Data lines.
[Begin]

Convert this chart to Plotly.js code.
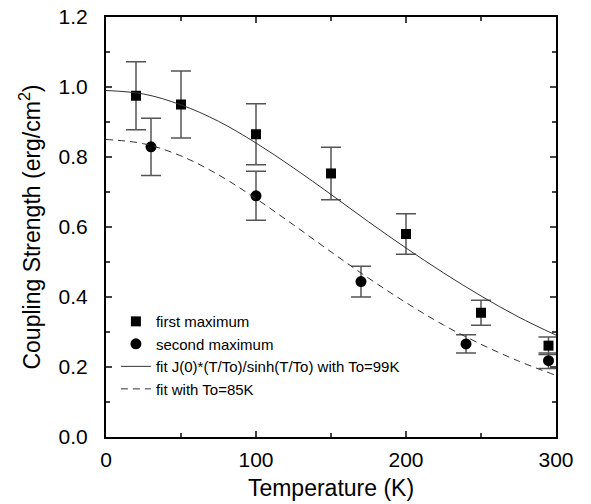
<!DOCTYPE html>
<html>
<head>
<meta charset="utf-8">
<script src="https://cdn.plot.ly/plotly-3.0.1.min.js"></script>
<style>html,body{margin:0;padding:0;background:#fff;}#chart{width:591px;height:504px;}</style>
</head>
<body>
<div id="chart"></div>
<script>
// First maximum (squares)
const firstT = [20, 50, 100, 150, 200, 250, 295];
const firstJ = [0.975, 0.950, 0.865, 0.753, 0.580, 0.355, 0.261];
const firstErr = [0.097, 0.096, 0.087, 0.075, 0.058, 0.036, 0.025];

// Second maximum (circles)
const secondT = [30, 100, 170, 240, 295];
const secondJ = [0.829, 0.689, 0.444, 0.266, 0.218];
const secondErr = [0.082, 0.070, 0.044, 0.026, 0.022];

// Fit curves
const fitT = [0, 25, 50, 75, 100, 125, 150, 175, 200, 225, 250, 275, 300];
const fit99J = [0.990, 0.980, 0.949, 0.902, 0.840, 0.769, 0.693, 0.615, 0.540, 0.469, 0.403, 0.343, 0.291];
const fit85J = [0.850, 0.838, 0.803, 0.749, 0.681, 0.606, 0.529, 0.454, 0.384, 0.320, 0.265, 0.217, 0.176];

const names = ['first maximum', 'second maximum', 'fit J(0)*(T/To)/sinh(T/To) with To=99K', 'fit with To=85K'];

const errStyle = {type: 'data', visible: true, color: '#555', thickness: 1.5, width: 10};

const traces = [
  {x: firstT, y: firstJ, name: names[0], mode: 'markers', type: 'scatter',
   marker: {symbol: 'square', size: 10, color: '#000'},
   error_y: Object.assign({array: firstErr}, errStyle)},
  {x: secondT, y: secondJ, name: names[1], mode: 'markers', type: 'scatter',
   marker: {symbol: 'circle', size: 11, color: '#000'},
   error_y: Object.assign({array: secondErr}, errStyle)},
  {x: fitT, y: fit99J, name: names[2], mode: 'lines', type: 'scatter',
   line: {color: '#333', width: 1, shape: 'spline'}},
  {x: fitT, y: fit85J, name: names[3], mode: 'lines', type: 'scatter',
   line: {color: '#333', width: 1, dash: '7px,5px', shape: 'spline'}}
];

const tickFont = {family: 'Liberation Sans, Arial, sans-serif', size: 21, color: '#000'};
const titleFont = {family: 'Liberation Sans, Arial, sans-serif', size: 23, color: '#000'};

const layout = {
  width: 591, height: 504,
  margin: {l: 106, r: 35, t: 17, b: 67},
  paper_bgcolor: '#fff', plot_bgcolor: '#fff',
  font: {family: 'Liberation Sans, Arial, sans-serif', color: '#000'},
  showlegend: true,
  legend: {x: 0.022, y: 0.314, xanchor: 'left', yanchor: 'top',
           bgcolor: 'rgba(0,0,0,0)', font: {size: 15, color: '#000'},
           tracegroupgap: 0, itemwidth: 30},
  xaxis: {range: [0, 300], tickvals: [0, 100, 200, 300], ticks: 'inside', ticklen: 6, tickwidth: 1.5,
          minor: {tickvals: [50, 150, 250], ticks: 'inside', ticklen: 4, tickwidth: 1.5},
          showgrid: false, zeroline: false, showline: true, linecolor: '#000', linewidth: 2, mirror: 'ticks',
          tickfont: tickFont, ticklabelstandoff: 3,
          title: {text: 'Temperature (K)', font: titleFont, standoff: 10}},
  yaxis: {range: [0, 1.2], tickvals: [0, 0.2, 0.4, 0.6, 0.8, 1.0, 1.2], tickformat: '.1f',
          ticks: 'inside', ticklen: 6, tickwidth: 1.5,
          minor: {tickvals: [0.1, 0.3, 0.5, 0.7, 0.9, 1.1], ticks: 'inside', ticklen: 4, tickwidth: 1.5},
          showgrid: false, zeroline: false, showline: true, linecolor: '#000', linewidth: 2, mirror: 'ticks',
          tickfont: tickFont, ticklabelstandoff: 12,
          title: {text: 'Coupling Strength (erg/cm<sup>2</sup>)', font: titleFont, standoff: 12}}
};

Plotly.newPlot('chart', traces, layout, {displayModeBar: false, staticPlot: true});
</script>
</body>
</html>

[End]

Task goal. Using the listing above, pick out each line that contains the word "chart", then copy it.

Full response.
Convert this chart to Plotly.js code.
<style>html,body{margin:0;padding:0;background:#fff;}#chart{width:591px;height:504px;}</style>
<div id="chart"></div>
Plotly.newPlot('chart', traces, layout, {displayModeBar: false, staticPlot: true});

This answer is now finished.